» **Task to carry out**: Leaving the pictures aside, transcribe every line below exactly.

>> BEGIN Provided data

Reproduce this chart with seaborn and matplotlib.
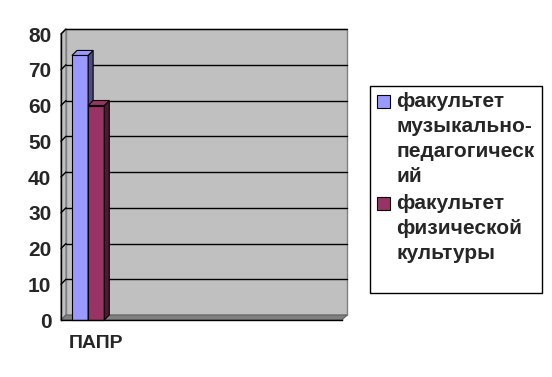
import numpy as np
import pandas as pd
import matplotlib
matplotlib.use("Agg")
import matplotlib.pyplot as plt
import seaborn as sns
from matplotlib.patches import Polygon, Rectangle
from matplotlib.transforms import ScaledTranslation, IdentityTransform

# data
categories = ["ПАПР", "", "", ""]
series = ["факультет\nмузыкально-\nпедагогическ\nий", "факультет\nфизической\nкультуры"]
values = [74, 60]          # values for ПАПР
colors = ["#9999FF", "#993366"]
side_colors = ["#4D4D80", "#4D1A33"]
yticks = [0, 10, 20, 30, 40, 50, 60, 70, 80]

sns.set_style("white")
plt.rcParams["font.family"] = ["Liberation Sans", "DejaVu Sans"]
plt.rcParams["font.weight"] = "bold"

keys = [f"c{i}" for i in range(len(categories))]
df = pd.DataFrame({"cat": [keys[0]] * len(series), "series": series, "value": values})

W, H = 552, 377
fig = plt.figure(figsize=(W / 100, H / 100), dpi=100)
ax = fig.add_axes([61 / W, 1 - 320 / H, (342 - 61) / W, (320 - 34) / H])
ax.set_facecolor("none")

sns.barplot(data=df, x="cat", y="value", hue="series", order=keys, hue_order=series,
            palette=colors, width=0.46, saturation=1, edgecolor="black", linewidth=0.8,
            ax=ax, legend=False)

ax.set_xlim(-0.5, len(keys) - 0.5)
ax.set_ylim(0, 80)
ax.set_yticks(yticks)
ax.set_yticklabels([str(t) for t in yticks], fontsize=15, fontweight="bold")
ax.set_xticks(range(len(keys)))
ax.set_xticklabels(categories, fontsize=14, fontweight="bold")
ax.set_xticks(np.arange(-0.5, len(keys)), minor=True)
ax.tick_params(axis="x", which="major", length=0, pad=11)
ax.tick_params(axis="x", which="minor", length=5, width=1, color="black", direction="out")
ax.tick_params(axis="y", length=5, width=1, color="black", direction="out", pad=2)
ax.set_xlabel("")
ax.set_ylabel("")
for s in ["top", "right"]:
    ax.spines[s].set_visible(False)
for s in ["left", "bottom"]:
    ax.spines[s].set_color("black")
    ax.spines[s].set_linewidth(1)
    ax.spines[s].set_zorder(10)

# 3D look: back wall, floor, gridlines offset by depth
d = 5
fig.canvas.draw()
T = ax.transData
x0, _ = T.transform((-0.5, 0))
x1, _ = T.transform((len(keys) - 0.5, 0))
_, yb = T.transform((0, 0))
_, yt = T.transform((0, 80))

def poly(pts, **kw):
    p = Polygon(pts, closed=True, transform=IdentityTransform(), clip_on=False, **kw)
    ax.add_artist(p)
    return p

def seg(xs, ys, **kw):
    ln = plt.Line2D(xs, ys, transform=IdentityTransform(), clip_on=False, **kw)
    ax.add_artist(ln)

poly([(x0 + d, yb + d), (x1 + d, yb + d), (x1 + d, yt + d), (x0 + d, yt + d)],
     facecolor="#C0C0C0", edgecolor="#808080", linewidth=1, zorder=0.1)
poly([(x0, yb), (x0 + d, yb + d), (x0 + d, yt + d), (x0, yt)],
     facecolor="#C0C0C0", edgecolor="#808080", linewidth=1, zorder=0.1)
poly([(x0, yb), (x1, yb), (x1 + d, yb + d), (x0 + d, yb + d)],
     facecolor="#808080", edgecolor="#606060", linewidth=0.8, zorder=0.2)
for t in yticks[1:]:
    _, yy = T.transform((0, t))
    seg([x0 + d, x1 + d], [yy + d, yy + d], color="black", linewidth=1, zorder=0.3)
    seg([x0, x0 + d], [yy, yy + d], color="black", linewidth=1, zorder=0.3)

# bars: shift for perspective and add side/top faces
shift = -8
bars = [p for p in ax.patches if isinstance(p, Rectangle) and p.get_height() > 0]
for i, b in enumerate(bars):
    b.set_transform(T + ScaledTranslation(shift / 100, 0, fig.dpi_scale_trans))
    b.set_zorder(2 + i)
    b.set_clip_on(False)
    bx0, by0 = T.transform((b.get_x(), b.get_y()))
    bx1, by1 = T.transform((b.get_x() + b.get_width(), b.get_y() + b.get_height()))
    bx0 += shift
    bx1 += shift
    poly([(bx1, by0), (bx1 + d, by0 + d), (bx1 + d, by1 + d), (bx1, by1)],
         facecolor=side_colors[i], edgecolor="black", linewidth=0.8, zorder=2 + i)
    poly([(bx0, by1), (bx0 + d, by1 + d), (bx1 + d, by1 + d), (bx1, by1)],
         facecolor=colors[i], edgecolor="black", linewidth=0.8, zorder=2 + i)

# legend box
fig.add_artist(Rectangle((370 / W, 1 - 293 / H), 172 / W, 207 / H, transform=fig.transFigure,
                         facecolor="white", edgecolor="black", linewidth=1))
entry_tops = [92, 194]
for lab, c, yt_ in zip(series, colors, entry_tops):
    fig.add_artist(Rectangle((377 / W, 1 - (yt_ + 16) / H), 13 / W, 13 / H,
                             transform=fig.transFigure, facecolor=c, edgecolor="black",
                             linewidth=0.8))
    fig.text(396 / W, 1 - yt_ / H, lab, ha="left", va="top", fontsize=15,
             fontweight="bold", linespacing=1.4)

fig.savefig("out.png", dpi=100)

>> END Provided data

» **Task response**:
Reproduce this chart with seaborn and matplotlib.
import numpy as np
import pandas as pd
import matplotlib
matplotlib.use("Agg")
import matplotlib.pyplot as plt
import seaborn as sns
from matplotlib.patches import Polygon, Rectangle
from matplotlib.transforms import ScaledTranslation, IdentityTransform

# data
categories = ["ПАПР", "", "", ""]
series = ["факультет\nмузыкально-\nпедагогическ\nий", "факультет\nфизической\nкультуры"]
values = [74, 60]          # values for ПАПР
colors = ["#9999FF", "#993366"]
side_colors = ["#4D4D80", "#4D1A33"]
yticks = [0, 10, 20, 30, 40, 50, 60, 70, 80]

sns.set_style("white")
plt.rcParams["font.family"] = ["Liberation Sans", "DejaVu Sans"]
plt.rcParams["font.weight"] = "bold"

keys = [f"c{i}" for i in range(len(categories))]
df = pd.DataFrame({"cat": [keys[0]] * len(series), "series": series, "value": values})

W, H = 552, 377
fig = plt.figure(figsize=(W / 100, H / 100), dpi=100)
ax = fig.add_axes([61 / W, 1 - 320 / H, (342 - 61) / W, (320 - 34) / H])
ax.set_facecolor("none")

sns.barplot(data=df, x="cat", y="value", hue="series", order=keys, hue_order=series,
            palette=colors, width=0.46, saturation=1, edgecolor="black", linewidth=0.8,
            ax=ax, legend=False)

ax.set_xlim(-0.5, len(keys) - 0.5)
ax.set_ylim(0, 80)
ax.set_yticks(yticks)
ax.set_yticklabels([str(t) for t in yticks], fontsize=15, fontweight="bold")
ax.set_xticks(range(len(keys)))
ax.set_xticklabels(categories, fontsize=14, fontweight="bold")
ax.set_xticks(np.arange(-0.5, len(keys)), minor=True)
ax.tick_params(axis="x", which="major", length=0, pad=11)
ax.tick_params(axis="x", which="minor", length=5, width=1, color="black", direction="out")
ax.tick_params(axis="y", length=5, width=1, color="black", direction="out", pad=2)
ax.set_xlabel("")
ax.set_ylabel("")
for s in ["top", "right"]:
    ax.spines[s].set_visible(False)
for s in ["left", "bottom"]:
    ax.spines[s].set_color("black")
    ax.spines[s].set_linewidth(1)
    ax.spines[s].set_zorder(10)

# 3D look: back wall, floor, gridlines offset by depth
d = 5
fig.canvas.draw()
T = ax.transData
x0, _ = T.transform((-0.5, 0))
x1, _ = T.transform((len(keys) - 0.5, 0))
_, yb = T.transform((0, 0))
_, yt = T.transform((0, 80))

def poly(pts, **kw):
    p = Polygon(pts, closed=True, transform=IdentityTransform(), clip_on=False, **kw)
    ax.add_artist(p)
    return p

def seg(xs, ys, **kw):
    ln = plt.Line2D(xs, ys, transform=IdentityTransform(), clip_on=False, **kw)
    ax.add_artist(ln)

poly([(x0 + d, yb + d), (x1 + d, yb + d), (x1 + d, yt + d), (x0 + d, yt + d)],
     facecolor="#C0C0C0", edgecolor="#808080", linewidth=1, zorder=0.1)
poly([(x0, yb), (x0 + d, yb + d), (x0 + d, yt + d), (x0, yt)],
     facecolor="#C0C0C0", edgecolor="#808080", linewidth=1, zorder=0.1)
poly([(x0, yb), (x1, yb), (x1 + d, yb + d), (x0 + d, yb + d)],
     facecolor="#808080", edgecolor="#606060", linewidth=0.8, zorder=0.2)
for t in yticks[1:]:
    _, yy = T.transform((0, t))
    seg([x0 + d, x1 + d], [yy + d, yy + d], color="black", linewidth=1, zorder=0.3)
    seg([x0, x0 + d], [yy, yy + d], color="black", linewidth=1, zorder=0.3)

# bars: shift for perspective and add side/top faces
shift = -8
bars = [p for p in ax.patches if isinstance(p, Rectangle) and p.get_height() > 0]
for i, b in enumerate(bars):
    b.set_transform(T + ScaledTranslation(shift / 100, 0, fig.dpi_scale_trans))
    b.set_zorder(2 + i)
    b.set_clip_on(False)
    bx0, by0 = T.transform((b.get_x(), b.get_y()))
    bx1, by1 = T.transform((b.get_x() + b.get_width(), b.get_y() + b.get_height()))
    bx0 += shift
    bx1 += shift
    poly([(bx1, by0), (bx1 + d, by0 + d), (bx1 + d, by1 + d), (bx1, by1)],
         facecolor=side_colors[i], edgecolor="black", linewidth=0.8, zorder=2 + i)
    poly([(bx0, by1), (bx0 + d, by1 + d), (bx1 + d, by1 + d), (bx1, by1)],
         facecolor=colors[i], edgecolor="black", linewidth=0.8, zorder=2 + i)

# legend box
fig.add_artist(Rectangle((370 / W, 1 - 293 / H), 172 / W, 207 / H, transform=fig.transFigure,
                         facecolor="white", edgecolor="black", linewidth=1))
entry_tops = [92, 194]
for lab, c, yt_ in zip(series, colors, entry_tops):
    fig.add_artist(Rectangle((377 / W, 1 - (yt_ + 16) / H), 13 / W, 13 / H,
                             transform=fig.transFigure, facecolor=c, edgecolor="black",
                             linewidth=0.8))
    fig.text(396 / W, 1 - yt_ / H, lab, ha="left", va="top", fontsize=15,
             fontweight="bold", linespacing=1.4)

fig.savefig("out.png", dpi=100)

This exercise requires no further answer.